︎︎︎Andria Kyriakidou  


The Magnificent One are a series of double-sided paintings on canvas tat share the same name and was at that point  Andria’s most recent works. Andria exhibited one of the three painitngs hanged by a tree. In these pieces Andria was inspired by Ursula K. Le Guin’s  essay The Carrier Bag Theory of Fiction 1986 where she shifts the way we look at humanity’s foundations from a narrative of domination to one of gathering, holding, and sharing. Le Guin explains that a carrier bag contains no heroes but instead there are many different protagonists with equal importance to the plot. These paintings are exploring stories about a weird shared reality; The carrier bag gatherers and not lone heroes, but rather rooted in a shared existence entangled with the female Utopian and Dystopian world-building imagination. They portray environments filled with room for complexity and contradiction, difference and simultaneity where one thing is entangled with another, and with another.  And describe a time that doesn’t progress in an easily digestible straight line, with a beginning, middle and end.
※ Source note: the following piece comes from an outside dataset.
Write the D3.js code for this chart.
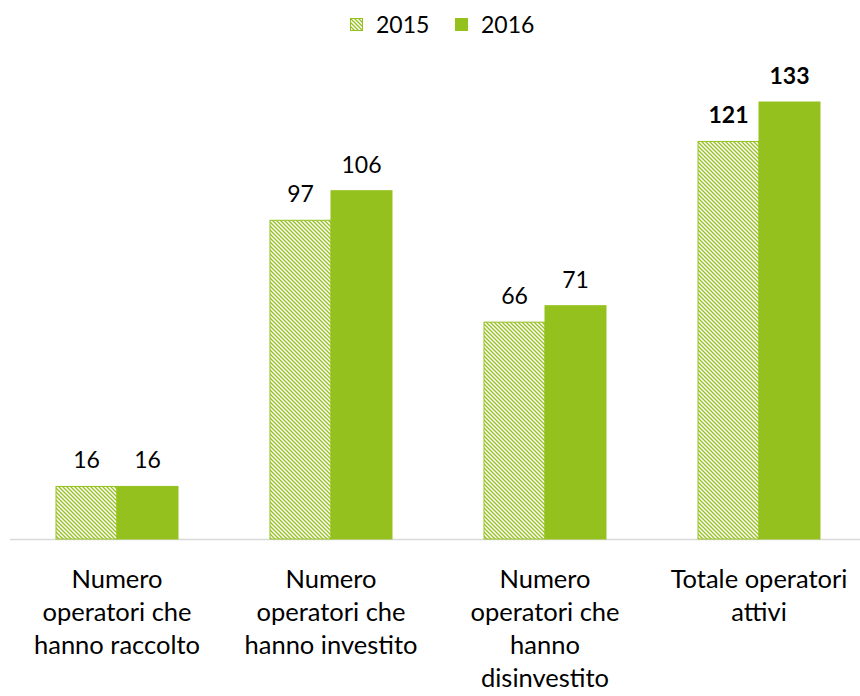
<!DOCTYPE html>
<html>
<head>
<meta charset="utf-8">
<script src="https://cdn.jsdelivr.net/npm/d3@7.9.0/dist/d3.min.js"></script>
<style>
  body { margin: 0; background: #fff; }
  svg { font-family: Lato, 'Open Sans', sans-serif; }
</style>
</head>
<body>
<svg id="chart" width="860" height="696"></svg>
<script>
const categories = [
  ['Numero', 'operatori che', 'hanno raccolto'],
  ['Numero', 'operatori che', 'hanno investito'],
  ['Numero', 'operatori che', 'hanno', 'disinvestito'],
  ['Totale operatori', 'attivi']
];
const years = ['2015', '2016'];
const values2015 = [16, 97, 66, 121];
const values2016 = [16, 106, 71, 133];

const green = '#95c11f';
const svg = d3.select('#chart');

// hatch pattern for 2015 (downward diagonal)
const defs = svg.append('defs');
const pat = defs.append('pattern')
  .attr('id', 'hatch')
  .attr('patternUnits', 'userSpaceOnUse')
  .attr('width', 4).attr('height', 4);
pat.append('rect').attr('width', 4).attr('height', 4).attr('fill', '#fff');
pat.append('path')
  .attr('d', 'M-1,-1L5,5M-1,3L1,5M3,-1L5,1')
  .attr('stroke', green).attr('stroke-width', 1.3);

const baseY = 539;
const x = d3.scaleBand().domain(d3.range(categories.length)).range([10, 866]);
const inner = d3.scaleBand().domain(years).range([46, 168]);
const y = d3.scaleLinear().domain([0, 133]).range([baseY, 102]);

// axis line
svg.append('line')
  .attr('x1', 10).attr('x2', 860)
  .attr('y1', baseY + 0.5).attr('y2', baseY + 0.5)
  .attr('stroke', '#d9d9d9').attr('stroke-width', 1.5);

const series = [
  { year: '2015', vals: values2015, fill: 'url(#hatch)' },
  { year: '2016', vals: values2016, fill: green }
];

series.forEach(s => {
  const g = svg.append('g');
  g.selectAll('rect')
    .data(s.vals)
    .join('rect')
    .attr('x', (d, i) => x(i) + inner(s.year))
    .attr('width', inner.bandwidth())
    .attr('y', d => y(d))
    .attr('height', d => baseY - y(d))
    .attr('fill', s.fill)
    .attr('stroke', green)
    .attr('stroke-width', 1);

  g.selectAll('text')
    .data(s.vals)
    .join('text')
    .attr('x', (d, i) => x(i) + inner(s.year) + inner.bandwidth() / 2)
    .attr('y', d => y(d) - 18)
    .attr('text-anchor', 'middle')
    .attr('font-size', 23)
    .attr('font-weight', (d, i) => i === 3 ? 'bold' : 'normal')
    .attr('fill', '#000')
    .text(d => d);
});

// category labels
categories.forEach((lines, i) => {
  const t = svg.append('text')
    .attr('text-anchor', 'middle')
    .attr('font-size', 25.5)
    .attr('fill', '#000');
  lines.forEach((line, j) => {
    t.append('tspan')
      .attr('x', x(i) + x.bandwidth() / 2)
      .attr('y', 588 + j * 33)
      .text(line);
  });
});

// legend
const legend = svg.append('g');
const legendItems = [
  { label: '2015', fill: 'url(#hatch)', x: 350 },
  { label: '2016', fill: green, x: 455 }
];
legendItems.forEach(d => {
  legend.append('rect')
    .attr('x', d.x + 0.5).attr('y', 18.5)
    .attr('width', 12).attr('height', 12)
    .attr('fill', d.fill).attr('stroke', green);
  legend.append('text')
    .attr('x', d.x + 26).attr('y', 33)
    .attr('font-size', 23)
    .text(d.label);
});
</script>
</body>
</html>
Instead, there are many timelines, each darting around, bringing actions of the past and future into the present.


︎ Andria Kyriakidou is a London based visual and performance artist from Cyprus born in 1993. She works between performance, video, sculpture, photography and painting and her works are exploring the relationship between Feminism and Technology under Capitalism. She studied Fine arts in the Superior School of Fine Arts in Athens and took her Masters in Fine Arts from Kingston University in London.